# TASK DETAILS
Reproduce the data exactly and drop any pictures it holds.

:: SOURCE MATERIAL

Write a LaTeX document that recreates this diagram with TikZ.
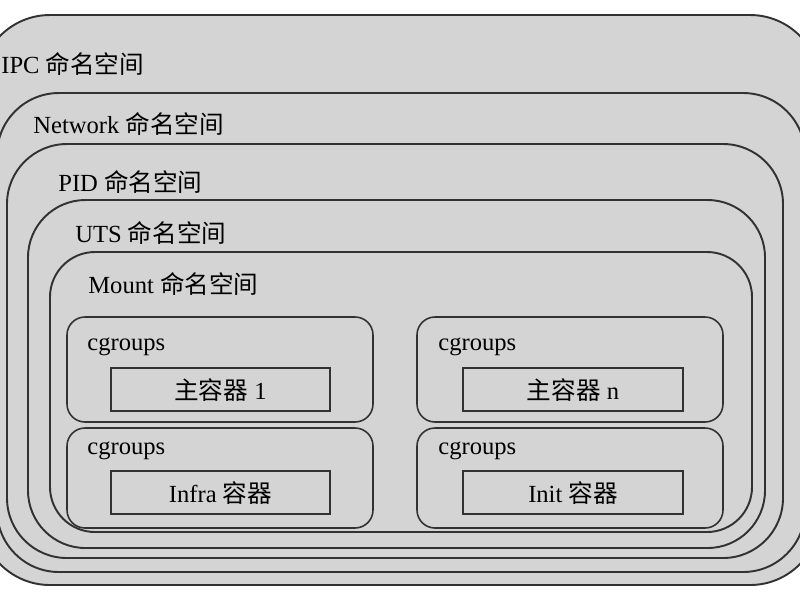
\documentclass[tikz,border=0pt]{standalone}
\usepackage{fontspec}
\setmainfont{Liberation Serif}
\newfontfamily\cjk{Noto Sans CJK SC}
\newcommand{\zh}[1]{{\cjk #1}}
\definecolor{bggray}{RGB}{212,212,212}
\definecolor{edgegray}{RGB}{50,50,50}

\begin{document}
\begin{tikzpicture}[x=0.02cm,y=-0.02cm,
		ns/.style={draw=edgegray,fill=bggray,line width=1.1pt},
		cg/.style={draw=edgegray,fill=bggray,line width=0.9pt,rounded corners=0.36cm},
		ct/.style={draw=edgegray,fill=bggray,line width=1.1pt},
		lbl/.style={anchor=base west,inner sep=0pt,font=\fontsize{14}{17}\selectfont},
		ctlbl/.style={anchor=base,inner sep=0pt,font=\fontsize{14}{17}\selectfont}]
		\useasboundingbox (0,0) rectangle (800,600);
		\clip (0,0) rectangle (800,600);
		% namespaces, outside in
		\draw[ns,rounded corners=1.4cm] (-20,15) rectangle (820,585);
		\node[lbl] (ipc) at (1,73) {IPC \zh{命名空间}};
		\draw[ns,rounded corners=1.24cm] (-3,93) rectangle (805,572);
		\node[lbl] (net) at (33,133) {Network \zh{命名空间}};
		\draw[ns,rounded corners=1.2cm] (7,144) rectangle (783,558);
		\node[lbl] (pid) at (58,191) {PID \zh{命名空间}};
		\draw[ns,rounded corners=1.15cm] (28,200) rectangle (765,548);
		\node[lbl] (uts) at (75,242) {UTS \zh{命名空间}};
		\draw[ns,rounded corners=0.9cm] (50,252) rectangle (752,532);
		\node[lbl] (mnt) at (88,293) {Mount \zh{命名空间}};
		% cgroups with containers
		\draw[cg] (67,317) rectangle (373,422);
		\node[lbl] (cg1) at (87,350) {cgroups};
		\draw[ct] (111,368) rectangle (330,411);
		\node[ctlbl] (main1) at (220.5,399) {\zh{主容器} 1};
		\draw[cg] (67,428) rectangle (373,528);
		\node[lbl] (cg2) at (87,454) {cgroups};
		\draw[ct] (111,471) rectangle (330,514);
		\node[ctlbl] (infra) at (220.5,502) {Infra \zh{容器}};
		\draw[cg] (417,317) rectangle (723,422);
		\node[lbl] (cg3) at (438,350) {cgroups};
		\draw[ct] (463,368) rectangle (683,411);
		\node[ctlbl] (mainn) at (573,399) {\zh{主容器} n};
		\draw[cg] (417,428) rectangle (723,528);
		\node[lbl] (cg4) at (438,454) {cgroups};
		\draw[ct] (463,471) rectangle (683,514);
		\node[ctlbl] (init) at (573,502) {Init \zh{容器}};
	\end{tikzpicture}
\end{document}
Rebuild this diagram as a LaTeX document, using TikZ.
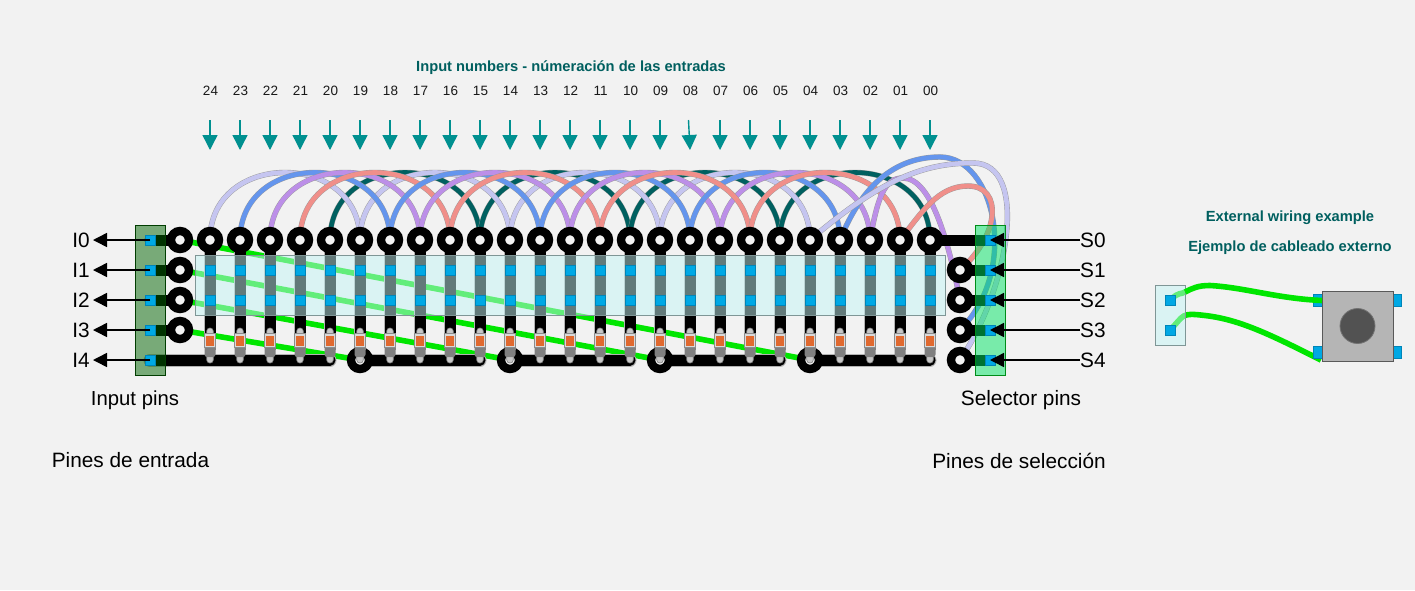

::::

# IN RESPONSE
Write a LaTeX document that recreates this diagram with TikZ.
\documentclass[tikz,border=0pt]{standalone}
\usepackage{fontspec}
\setmainfont{Liberation Serif}
\newfontfamily\cjk{Noto Sans CJK SC}
\newcommand{\zh}[1]{{\cjk #1}}
\definecolor{bggray}{RGB}{212,212,212}
\definecolor{edgegray}{RGB}{50,50,50}

\begin{document}
\begin{tikzpicture}[x=0.02cm,y=-0.02cm,
		ns/.style={draw=edgegray,fill=bggray,line width=1.1pt},
		cg/.style={draw=edgegray,fill=bggray,line width=0.9pt,rounded corners=0.36cm},
		ct/.style={draw=edgegray,fill=bggray,line width=1.1pt},
		lbl/.style={anchor=base west,inner sep=0pt,font=\fontsize{14}{17}\selectfont},
		ctlbl/.style={anchor=base,inner sep=0pt,font=\fontsize{14}{17}\selectfont}]
		\useasboundingbox (0,0) rectangle (800,600);
		\clip (0,0) rectangle (800,600);
		% namespaces, outside in
		\draw[ns,rounded corners=1.4cm] (-20,15) rectangle (820,585);
		\node[lbl] (ipc) at (1,73) {IPC \zh{命名空间}};
		\draw[ns,rounded corners=1.24cm] (-3,93) rectangle (805,572);
		\node[lbl] (net) at (33,133) {Network \zh{命名空间}};
		\draw[ns,rounded corners=1.2cm] (7,144) rectangle (783,558);
		\node[lbl] (pid) at (58,191) {PID \zh{命名空间}};
		\draw[ns,rounded corners=1.15cm] (28,200) rectangle (765,548);
		\node[lbl] (uts) at (75,242) {UTS \zh{命名空间}};
		\draw[ns,rounded corners=0.9cm] (50,252) rectangle (752,532);
		\node[lbl] (mnt) at (88,293) {Mount \zh{命名空间}};
		% cgroups with containers
		\draw[cg] (67,317) rectangle (373,422);
		\node[lbl] (cg1) at (87,350) {cgroups};
		\draw[ct] (111,368) rectangle (330,411);
		\node[ctlbl] (main1) at (220.5,399) {\zh{主容器} 1};
		\draw[cg] (67,428) rectangle (373,528);
		\node[lbl] (cg2) at (87,454) {cgroups};
		\draw[ct] (111,471) rectangle (330,514);
		\node[ctlbl] (infra) at (220.5,502) {Infra \zh{容器}};
		\draw[cg] (417,317) rectangle (723,422);
		\node[lbl] (cg3) at (438,350) {cgroups};
		\draw[ct] (463,368) rectangle (683,411);
		\node[ctlbl] (mainn) at (573,399) {\zh{主容器} n};
		\draw[cg] (417,428) rectangle (723,528);
		\node[lbl] (cg4) at (438,454) {cgroups};
		\draw[ct] (463,471) rectangle (683,514);
		\node[ctlbl] (init) at (573,502) {Init \zh{容器}};
	\end{tikzpicture}
\end{document}
Rebuild this diagram as a LaTeX document, using TikZ.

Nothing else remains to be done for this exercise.